**Instruction:**
Copy out the listing in full, exactly as written, but not its pictures.

**Given information:**
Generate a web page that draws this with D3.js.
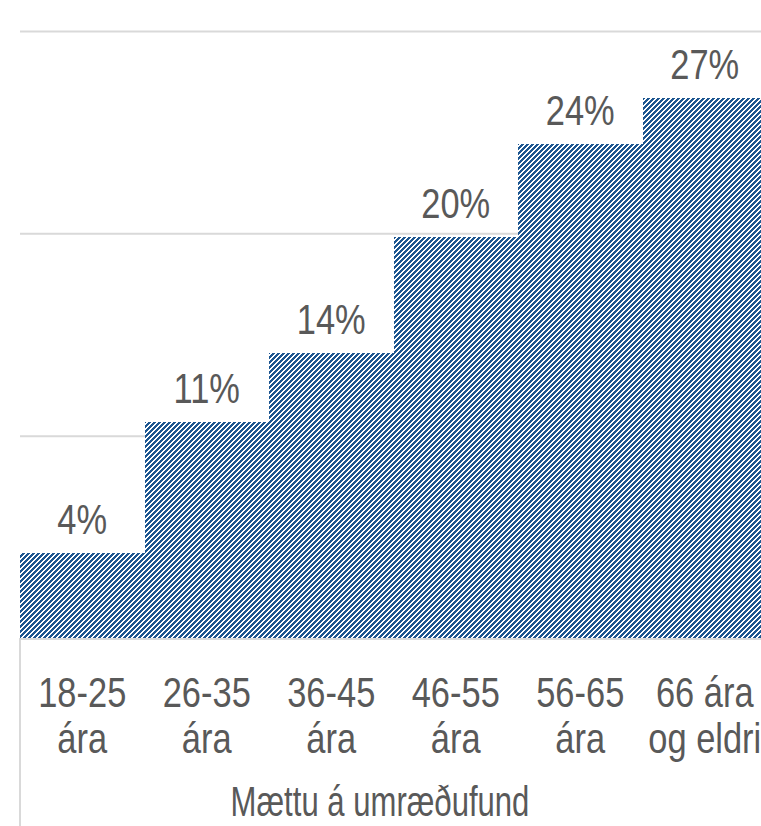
<!DOCTYPE html>
<html>
<head>
<meta charset="utf-8">
<script src="https://cdn.jsdelivr.net/npm/d3@7"></script>
<style>
  html, body { margin: 0; padding: 0; background: #fff; }
  svg { display: block; }
  text { font-family: "Liberation Sans", Arial, sans-serif; fill: #595959; }
</style>
</head>
<body>
<svg id="chart" width="761" height="826"></svg>
<script>
const categories = ["18-25 ára", "26-35 ára", "36-45 ára", "46-55 ára", "56-65 ára", "66 ára og eldri"];
const categoryLines = [["18-25", "ára"], ["26-35", "ára"], ["36-45", "ára"], ["46-55", "ára"], ["56-65", "ára"], ["66 ára", "og eldri"]];
const values = [4.2, 10.7, 14.1, 19.8, 24.4, 26.7];
const valueLabels = ["4%", "11%", "14%", "20%", "24%", "27%"];
const gridTicks = [10, 20, 30];
const axisTitle = "Mættu á umræðufund";

(function () {
const svg = d3.select("#chart");
const W = 761, H = 826;
const mLeft = 20, mRight = 767, mTop = 31, base = 638;
const sx = 0.82;
const fs = 42;

const x = d3.scaleBand().domain(categories).range([mLeft, mRight]).padding(0);
const y = d3.scaleLinear().domain([0, 30]).range([base, mTop]);

// pixel stripe pattern (upward diagonal)
const P = 5;
const defs = svg.append("defs");
const pat = defs.append("pattern")
  .attr("id", "diag")
  .attr("patternUnits", "userSpaceOnUse")
  .attr("width", P).attr("height", P);
pat.append("rect").attr("width", P).attr("height", P).attr("fill", "#ffffff");
for (let py = 0; py < P; py++) {
  for (let px = 0; px < P; px++) {
    if ((px + py) % P < 3) {
      pat.append("rect").attr("x", px).attr("y", py).attr("width", 1).attr("height", 1)
        .attr("fill", "#1d5690").attr("shape-rendering", "crispEdges");
    }
  }
}

// gridlines
const grid = svg.append("g")
  .attr("transform", `translate(${mLeft},0)`)
  .call(d3.axisLeft(y).tickValues(gridTicks).tickSize(-(W - mLeft)).tickFormat(""));
grid.select(".domain").remove();
grid.selectAll(".tick line").attr("stroke", "#d9d9d9").attr("stroke-width", 2);

// bars
svg.append("g").selectAll("rect.bar")
  .data(values)
  .join("rect")
  .attr("class", "bar")
  .attr("x", (d, i) => x(categories[i]))
  .attr("width", x.bandwidth())
  .attr("y", d => y(d))
  .attr("height", d => y(0) - y(d))
  .attr("fill", "url(#diag)")
  .attr("shape-rendering", "crispEdges");

// baseline axis
const xAxis = svg.append("g")
  .attr("transform", `translate(0,${base})`)
  .call(d3.axisBottom(x).tickSize(0).tickFormat(""));
xAxis.select(".domain").attr("stroke", "#d9d9d9").attr("stroke-width", 2).attr("d", `M${mLeft},1H${W}`);

// left category-axis line
svg.append("line")
  .attr("x1", mLeft).attr("x2", mLeft)
  .attr("y1", base).attr("y2", H)
  .attr("stroke", "#d9d9d9").attr("stroke-width", 2);

// value labels
svg.append("g").selectAll("text.val")
  .data(values)
  .join("text")
  .attr("class", "val")
  .attr("text-anchor", "middle")
  .attr("font-size", fs)
  .attr("transform", (d, i) => `translate(${x(categories[i]) + x.bandwidth() / 2},${y(d) - 19}) scale(${sx},1)`)
  .text((d, i) => valueLabels[i]);

// category labels
const cat = svg.append("g").selectAll("g.cat")
  .data(categories)
  .join("g")
  .attr("class", "cat");
[707, 753].forEach((by, li) => {
  cat.append("text")
    .attr("text-anchor", "middle")
    .attr("font-size", fs)
    .attr("transform", d => `translate(${x(d) + x.bandwidth() / 2},${by}) scale(${sx},1)`)
    .text(d => categoryLines[categories.indexOf(d)][li]);
});

// axis title
svg.append("text")
  .attr("text-anchor", "middle")
  .attr("font-size", fs)
  .attr("transform", `translate(380,816) scale(0.74,1)`)
  .text(axisTitle);
})();
</script>
</body>
</html>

**Exercise response:**
Generate a web page that draws this with D3.js.
<!DOCTYPE html>
<html>
<head>
<meta charset="utf-8">
<script src="https://cdn.jsdelivr.net/npm/d3@7"></script>
<style>
  html, body { margin: 0; padding: 0; background: #fff; }
  svg { display: block; }
  text { font-family: "Liberation Sans", Arial, sans-serif; fill: #595959; }
</style>
</head>
<body>
<svg id="chart" width="761" height="826"></svg>
<script>
const categories = ["18-25 ára", "26-35 ára", "36-45 ára", "46-55 ára", "56-65 ára", "66 ára og eldri"];
const categoryLines = [["18-25", "ára"], ["26-35", "ára"], ["36-45", "ára"], ["46-55", "ára"], ["56-65", "ára"], ["66 ára", "og eldri"]];
const values = [4.2, 10.7, 14.1, 19.8, 24.4, 26.7];
const valueLabels = ["4%", "11%", "14%", "20%", "24%", "27%"];
const gridTicks = [10, 20, 30];
const axisTitle = "Mættu á umræðufund";

(function () {
const svg = d3.select("#chart");
const W = 761, H = 826;
const mLeft = 20, mRight = 767, mTop = 31, base = 638;
const sx = 0.82;
const fs = 42;

const x = d3.scaleBand().domain(categories).range([mLeft, mRight]).padding(0);
const y = d3.scaleLinear().domain([0, 30]).range([base, mTop]);

// pixel stripe pattern (upward diagonal)
const P = 5;
const defs = svg.append("defs");
const pat = defs.append("pattern")
  .attr("id", "diag")
  .attr("patternUnits", "userSpaceOnUse")
  .attr("width", P).attr("height", P);
pat.append("rect").attr("width", P).attr("height", P).attr("fill", "#ffffff");
for (let py = 0; py < P; py++) {
  for (let px = 0; px < P; px++) {
    if ((px + py) % P < 3) {
      pat.append("rect").attr("x", px).attr("y", py).attr("width", 1).attr("height", 1)
        .attr("fill", "#1d5690").attr("shape-rendering", "crispEdges");
    }
  }
}

// gridlines
const grid = svg.append("g")
  .attr("transform", `translate(${mLeft},0)`)
  .call(d3.axisLeft(y).tickValues(gridTicks).tickSize(-(W - mLeft)).tickFormat(""));
grid.select(".domain").remove();
grid.selectAll(".tick line").attr("stroke", "#d9d9d9").attr("stroke-width", 2);

// bars
svg.append("g").selectAll("rect.bar")
  .data(values)
  .join("rect")
  .attr("class", "bar")
  .attr("x", (d, i) => x(categories[i]))
  .attr("width", x.bandwidth())
  .attr("y", d => y(d))
  .attr("height", d => y(0) - y(d))
  .attr("fill", "url(#diag)")
  .attr("shape-rendering", "crispEdges");

// baseline axis
const xAxis = svg.append("g")
  .attr("transform", `translate(0,${base})`)
  .call(d3.axisBottom(x).tickSize(0).tickFormat(""));
xAxis.select(".domain").attr("stroke", "#d9d9d9").attr("stroke-width", 2).attr("d", `M${mLeft},1H${W}`);

// left category-axis line
svg.append("line")
  .attr("x1", mLeft).attr("x2", mLeft)
  .attr("y1", base).attr("y2", H)
  .attr("stroke", "#d9d9d9").attr("stroke-width", 2);

// value labels
svg.append("g").selectAll("text.val")
  .data(values)
  .join("text")
  .attr("class", "val")
  .attr("text-anchor", "middle")
  .attr("font-size", fs)
  .attr("transform", (d, i) => `translate(${x(categories[i]) + x.bandwidth() / 2},${y(d) - 19}) scale(${sx},1)`)
  .text((d, i) => valueLabels[i]);

// category labels
const cat = svg.append("g").selectAll("g.cat")
  .data(categories)
  .join("g")
  .attr("class", "cat");
[707, 753].forEach((by, li) => {
  cat.append("text")
    .attr("text-anchor", "middle")
    .attr("font-size", fs)
    .attr("transform", d => `translate(${x(d) + x.bandwidth() / 2},${by}) scale(${sx},1)`)
    .text(d => categoryLines[categories.indexOf(d)][li]);
});

// axis title
svg.append("text")
  .attr("text-anchor", "middle")
  .attr("font-size", fs)
  .attr("transform", `translate(380,816) scale(0.74,1)`)
  .text(axisTitle);
})();
</script>
</body>
</html>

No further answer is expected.